Our swipe-right Tinder-Bumble-Hinge-Whatever dating culture has transformed how folks meet. See, there's always something else around the corner, so if you don't like the first date you're on, there's an endless supply of other potential partners. That also means that no matter how much you might like someone on the first date, there might be someone else you like better just a swipe away.

And while some of those first dates are truly memorable, others are forgettable. You end up with random people in your contacts with cryptic clues in their last name fields: Jessica Tinder or Erica Doctor or Samantha Doesn't Like Dogs DO NOT ANSWER.

My weekly car loans are the same way. Some are really special, like the time I had a Ferrari 488 GTB in Los Angeles and cruised down the Pacific Coast Highway at sunset before parking on the Santa Monica Pier and having dinner.

Or the 600+ horsepower Cadillac CTS-V that I road-tripped across Europe. One night I was forced to sleep in the back seat at a French rest area because the Chunnel train had been shut down because migrants snuck into the tunnel.

And then there are cars that are totally forgettable. There's nothing wrong with them — those cars I remember. They just don't make an impact. Kind of like how I remember all my really bad and really good first dates, but all the ones in the middle just don't register. Cars like the Buick Envision, the Chrysler 300, and the Fiat 124 Spider. They were all fine cars I guess, but nothing about them stands out.

The only thing I can remember about the Chrysler 300 is that Snoop Dogg called Chrysler when it came out in 2004 and left a voice mail that said, in part, "What I gotta do to get that brand new 300 up outta you?"

That is a true story.

So, cars are like first dates. But what about the Mitsubishi Outlander Sport? Well, it falls in that forgettable middle category because it's not horrible and it wasn't great. It's also going up against some serious competition including the Mazda CX-30, the new Kia Seltos, the Hyundai Kona, the Nissan Kicks. Those are some A-grade, Super Like-level cars.
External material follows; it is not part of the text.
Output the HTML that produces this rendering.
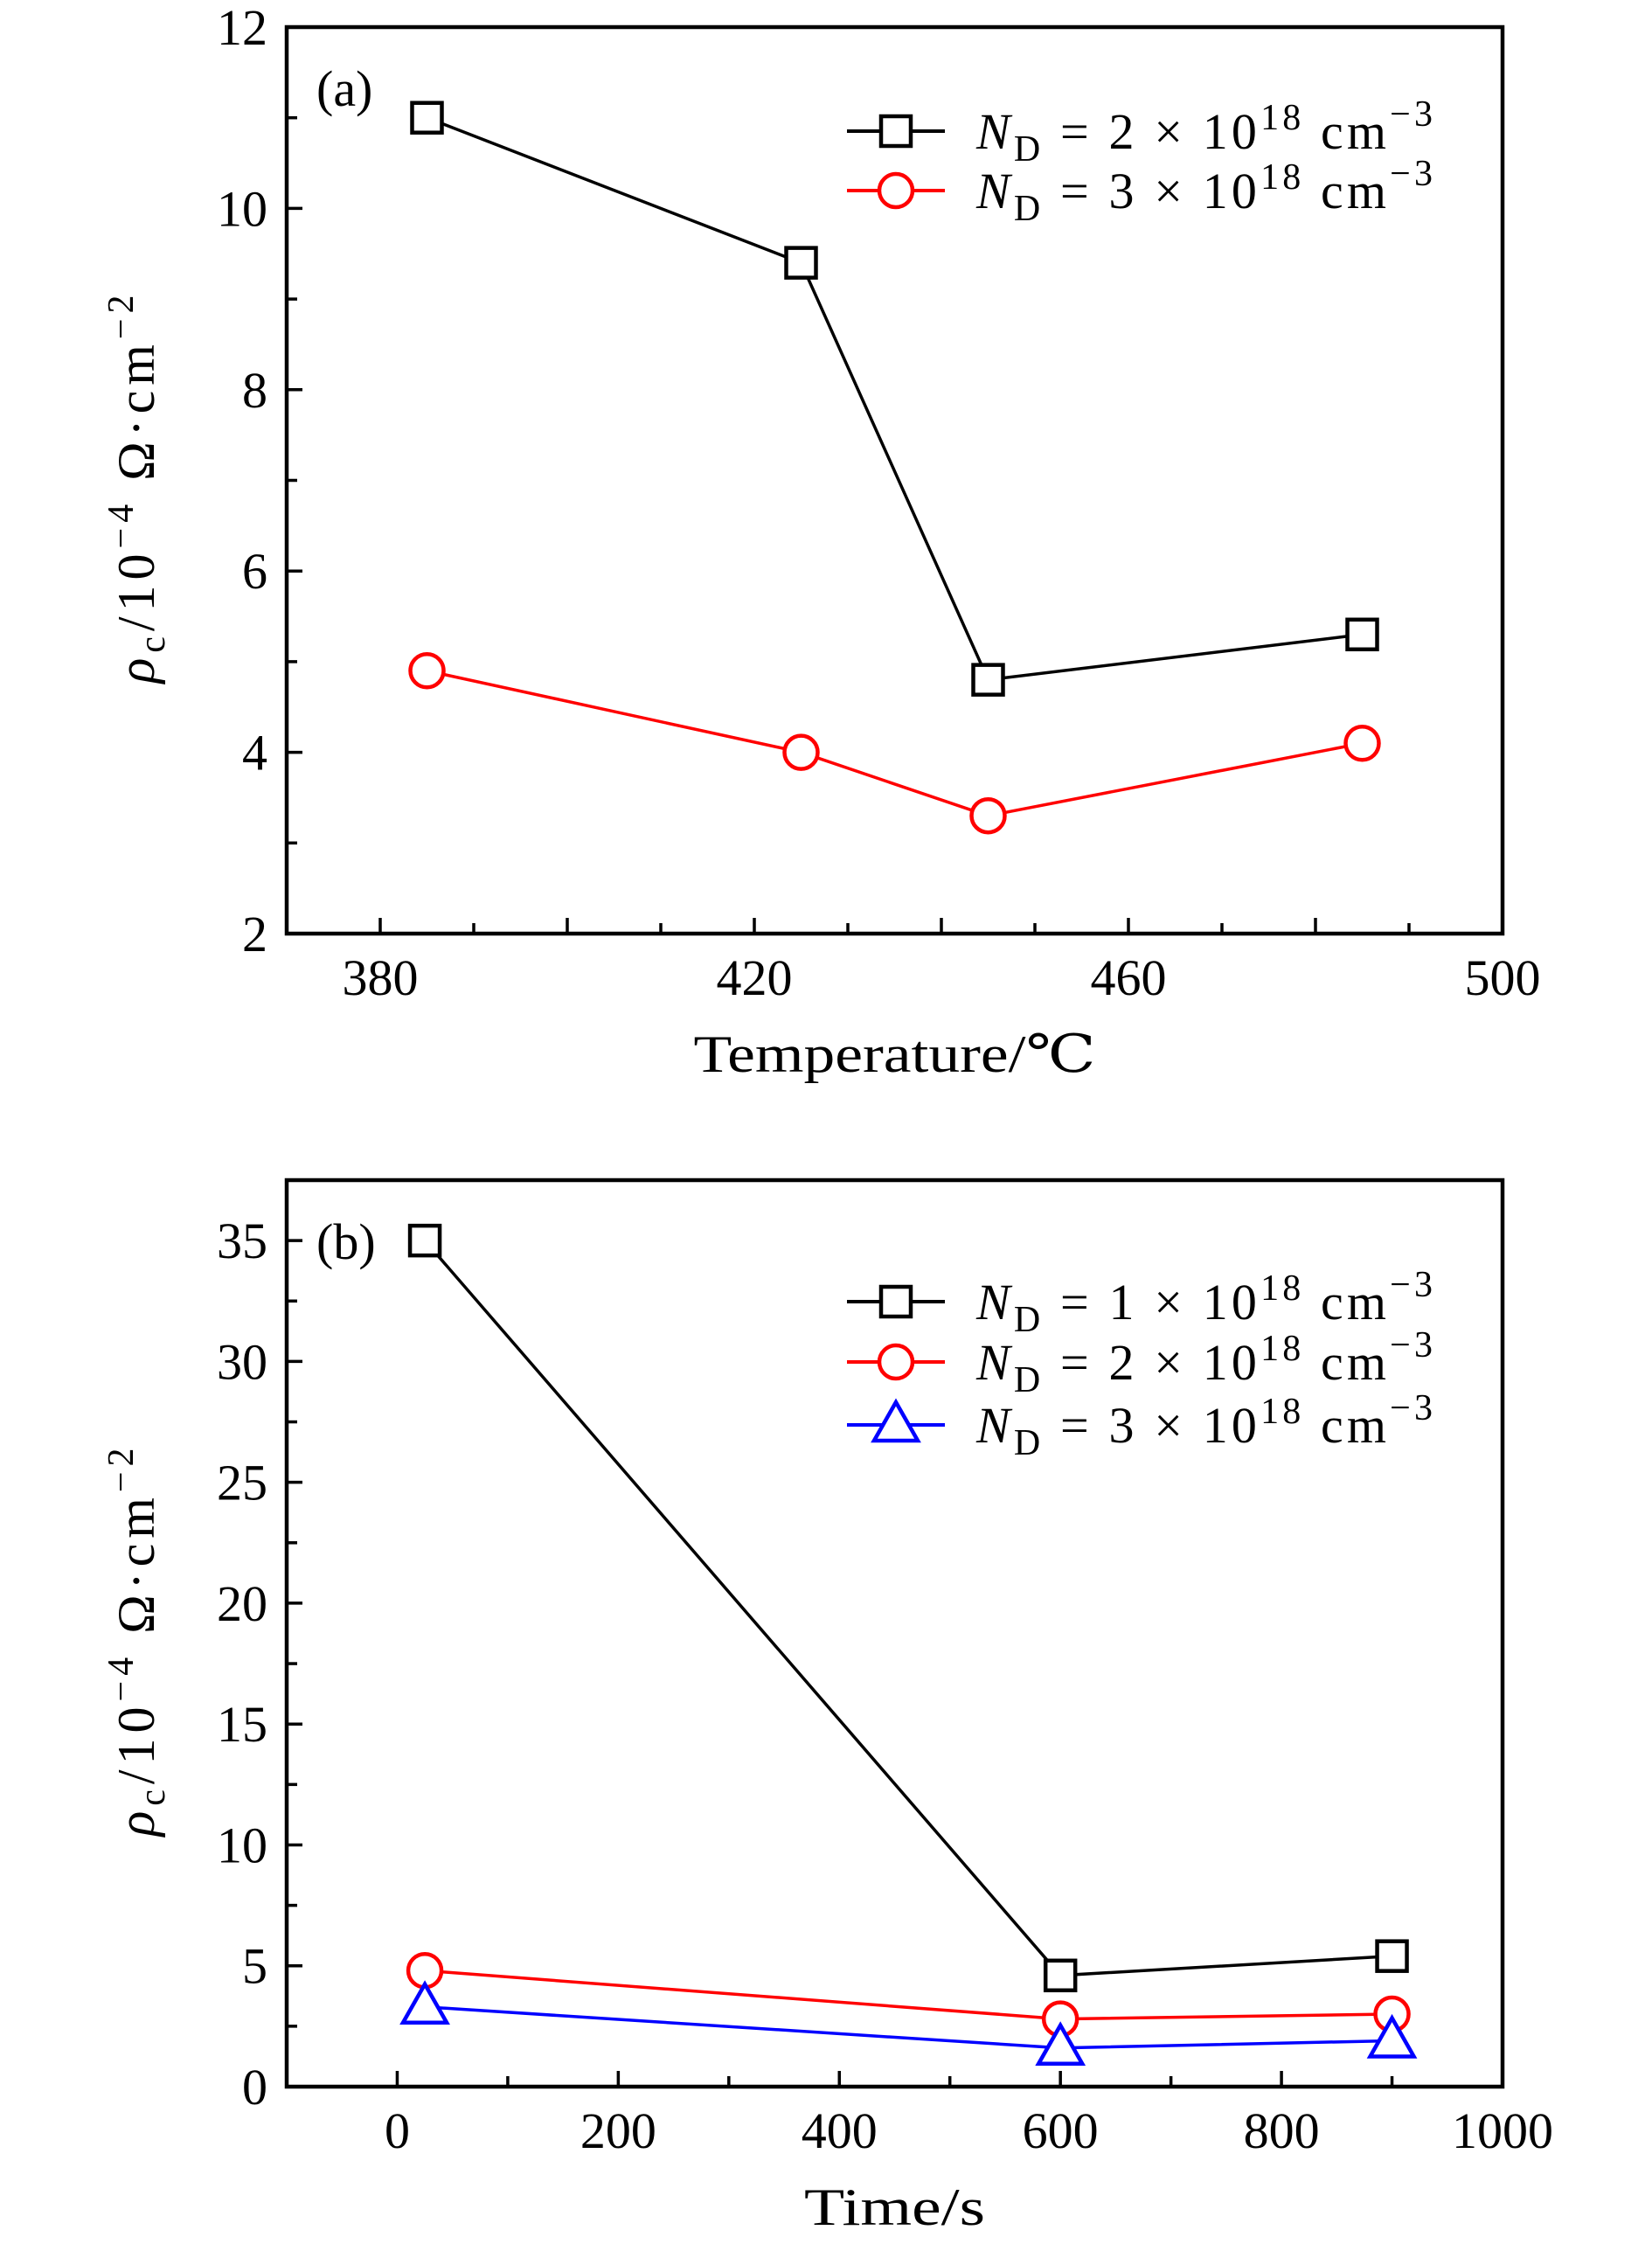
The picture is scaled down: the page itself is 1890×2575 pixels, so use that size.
<!DOCTYPE html>
<html><head><meta charset="utf-8"><style>
html,body{margin:0;padding:0;background:#fff;}
svg{display:block;font-family:"Liberation Serif","DejaVu Serif",serif;}
</style></head><body>
<svg id="fig" width="1890" height="2575" viewBox="0 0 1890 2575" xmlns="http://www.w3.org/2000/svg"></svg>
<script>
// Panel (a) data
const aTemps = [385, 425, 445, 485];
const aSeries1 = [11.0, 9.4, 4.8, 5.3];
const aSeries2 = [4.9, 4.0, 3.3, 4.1];
const aXTickLabels = [380, 420, 460, 500];
const aYTickLabels = [2, 4, 6, 8, 10, 12];
// Panel (b) data
const bTimes = [25, 600, 900];
const bSeries1 = [35, 4.6, 5.4];
const bSeries2 = [4.8, 2.8, 3.0];
const bSeries3 = [3.3, 1.6, 1.9];
const bXTickLabels = [0, 200, 400, 600, 800, 1000];
const bYTickLabels = [0, 5, 10, 15, 20, 25, 30, 35];

const NS = 'http://www.w3.org/2000/svg';
const svg = document.getElementById('fig');
function mk(tag, attrs, parent) {
  const e = document.createElementNS(NS, tag);
  for (const k in attrs) e.setAttribute(k, attrs[k]);
  (parent || svg).appendChild(e);
  return e;
}

function panel(cfg) {
  const g = mk('g', {});
  
  
  const L = 328, R = 1719, T = cfg.top, B = cfg.bottom;
  const sx = v => L + (v - cfg.xmin) / (cfg.xmax - cfg.xmin) * (R - L);
  const sy = v => B - (v - cfg.ymin) / (cfg.ymax - cfg.ymin) * (B - T);
  for (let v = cfg.xmin; v <= cfg.xmax + 1e-9; v += cfg.xminor) {
    const major = Math.abs(Math.round(v / cfg.xmajor) * cfg.xmajor - v) < 1e-6;
    const t = mk('line', {x1: sx(v), x2: sx(v), y1: B, y2: B - (major ? 18 : 12), stroke: '#000', 'stroke-width': 3.5}, g);
    
    
  }
  for (let v = cfg.ymin; v <= cfg.ymax + 1e-9; v += cfg.yminor) {
    const major = Math.abs(Math.round(v / cfg.ymajor) * cfg.ymajor - v) < 1e-6;
    const t = mk('line', {x1: L, x2: L + (major ? 18 : 12), y1: sy(v), y2: sy(v), stroke: '#000', 'stroke-width': 3.5}, g);
    
    
  }
  cfg.xlabels.forEach(v => {
    const t = mk('text', {x: sx(v), y: B + 70, 'font-size': 58, 'text-anchor': 'middle'}, g);
    t.textContent = v;
    
    
  });
  cfg.ylabels.forEach(v => {
    const t = mk('text', {x: L - 22, y: sy(v) + 20, 'font-size': 58, 'text-anchor': 'end'}, g);
    t.textContent = v;
    
    
  });
  const frame = mk('rect', {x: L, y: T, width: R - L, height: B - T, fill: 'none', stroke: '#000', 'stroke-width': 4.5}, g);
  
  
  cfg.series.forEach((s, si) => {
    const sg = mk('g', {}, g);
    
    
    const pts = cfg.xs.map((x, i) => sx(x) + ',' + sy(s.vals[i])).join(' ');
    const pl = mk('polyline', {points: pts, fill: 'none', stroke: s.color, 'stroke-width': 3.5}, sg);
    
    
    cfg.xs.forEach((x, i) => {
      const m = marker(s.shape, sx(x), sy(s.vals[i]), s.color, sg);
      
      
    });
    const ly = cfg.legendY[si];
    const ll = mk('line', {x1: 969, x2: 1081, y1: ly, y2: ly, stroke: s.color, 'stroke-width': 4}, sg);
    
    
    const lm = marker(s.shape, 1025, ly, s.color, sg);
    
    
    const lt = mk('text', {x: 1117, y: ly + 20, 'font-size': 58, textLength: 522, lengthAdjust: 'spacing'}, sg);
    lt.innerHTML = '<tspan font-style="italic">N</tspan><tspan font-size="42" dy="14">D</tspan><tspan dy="-14"> = ' + s.conc + ' × 10</tspan><tspan font-size="42" dy="-22">18</tspan><tspan dy="22"> cm</tspan><tspan font-size="42" dy="-26">−3</tspan>';
    
    
  });
  const pl = mk('text', {x: 362, y: T + 90, 'font-size': 58}, g);
  pl.textContent = cfg.tag;
  
  
  const xt = mk('text', {x: (L + R) / 2, y: B + 158, 'font-size': 60, 'text-anchor': 'middle', textLength: cfg.xtitleLen, lengthAdjust: 'spacingAndGlyphs'}, g);
  xt.textContent = cfg.xtitle;
  
  
  const cy = (T + B) / 2 + 10;
  const yt = mk('text', {x: 0, y: 0, 'font-size': 60, 'text-anchor': 'middle', textLength: 444, lengthAdjust: 'spacing', transform: 'translate(176,' + cy + ') rotate(-90)'}, g);
  yt.innerHTML = '<tspan font-style="italic">ρ</tspan><tspan font-size="42" dy="12">c</tspan><tspan dy="-12">/10</tspan><tspan font-size="42" dy="-24">−4</tspan><tspan dy="24"> Ω·cm</tspan><tspan font-size="42" dy="-24">−2</tspan>';
  
  
}

function marker(shape, x, y, color, parent) {
  if (shape === 'square') return mk('rect', {x: x - 17, y: y - 17, width: 34, height: 34, fill: '#fff', stroke: color, 'stroke-width': 4.5}, parent);
  if (shape === 'circle') return mk('circle', {cx: x, cy: y, r: 19, fill: '#fff', stroke: color, 'stroke-width': 4.5}, parent);
  return mk('polygon', {points: (x) + ',' + (y - 26) + ' ' + (x - 25) + ',' + (y + 18) + ' ' + (x + 25) + ',' + (y + 18), fill: '#fff', stroke: color, 'stroke-width': 4.5}, parent);
}

panel({name: 'panel-a-temperature', tag: '(a)', top: 31, bottom: 1068, xmin: 370, xmax: 500, xmajor: 20, xminor: 10,
  ymin: 2, ymax: 12, ymajor: 2, yminor: 1, xlabels: aXTickLabels, ylabels: aYTickLabels, xs: aTemps,
  xtitle: 'Temperature/℃', xtitleLen: 460, legendY: [150, 218],
  series: [{vals: aSeries1, color: '#000', shape: 'square', conc: '2'}, {vals: aSeries2, color: '#f00', shape: 'circle', conc: '3'}]});
panel({name: 'panel-b-time', tag: '(b)', top: 1350, bottom: 2387, xmin: -100, xmax: 1000, xmajor: 200, xminor: 100,
  ymin: 0, ymax: 37.5, ymajor: 5, yminor: 2.5, xlabels: bXTickLabels, ylabels: bYTickLabels, xs: bTimes,
  xtitle: 'Time/s', xtitleLen: 207, legendY: [1489, 1558, 1630],
  series: [{vals: bSeries1, color: '#000', shape: 'square', conc: '1'}, {vals: bSeries2, color: '#f00', shape: 'circle', conc: '2'}, {vals: bSeries3, color: '#00f', shape: 'triangle', conc: '3'}]});
</script>
</body></html>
2020 Mitsubishi Outlander Sport The interior of the Mitsubishi Outlander Sport is not a stunner, but it is sufficient.Photo courtesy of Mitsubishi Motors

But, just like there's a partner for everyone, there's also a car for everyone, and there are definitely folks that will love the Outlander Sport. I actually really like the exterior design. There's lots of LED lights front and rear, and it's been nipped and tucked and looks kind of aggressive and fun, especially in the Sunshine Orange Metallic color that my test car was in.

This was the especially loaded version, with my test car weighing in at a whopping $28,920. That's a lot of cheese and you can (and likely would, if you're looking at this car) get out for a lot less money. It starts just shy of $24,000. It wasn't luxurious by any stretch, but it had all the features that a young 20-something Mitsubishi-buyer might want.

In the top trim I had, there was automatic high beams and automatic emergency braking and lane departure warning and a radio. It also had the hottest seat warmers I've felt in a car. If you or your significant other likes having toasted buns, they will absolutely love the Outlander Sport.

But it also had middling fuel economy (25-27 mpg combined depending on the trim level you get), an uninspiring 168-horsepower 2.4-liter four-cylinder engine, and a continuously variable transmission that… transmits.

The warranty is terrific, which is good for folks who are especially budget-conscious. The model come with a 10-year/100,000-mile warranty on the powertrain plus a five-year/60,000-mile bumper-to-bumper, with five years of roadside assistance added in.

The Outlander Sport isn't huge, but it's roomy enough for the occasional Costco or beer run (though it's worth noting that the competition has a bit more room). The tester came with all-wheel drive and a spare tire. There are knobs to adjust the single-zone climate control. It's a car, and it turns on when you press the start button and you can drive it places.

The Mitsubishi Outlander Sport gets the job done. And sometimes, like with a first date, that's all you really need.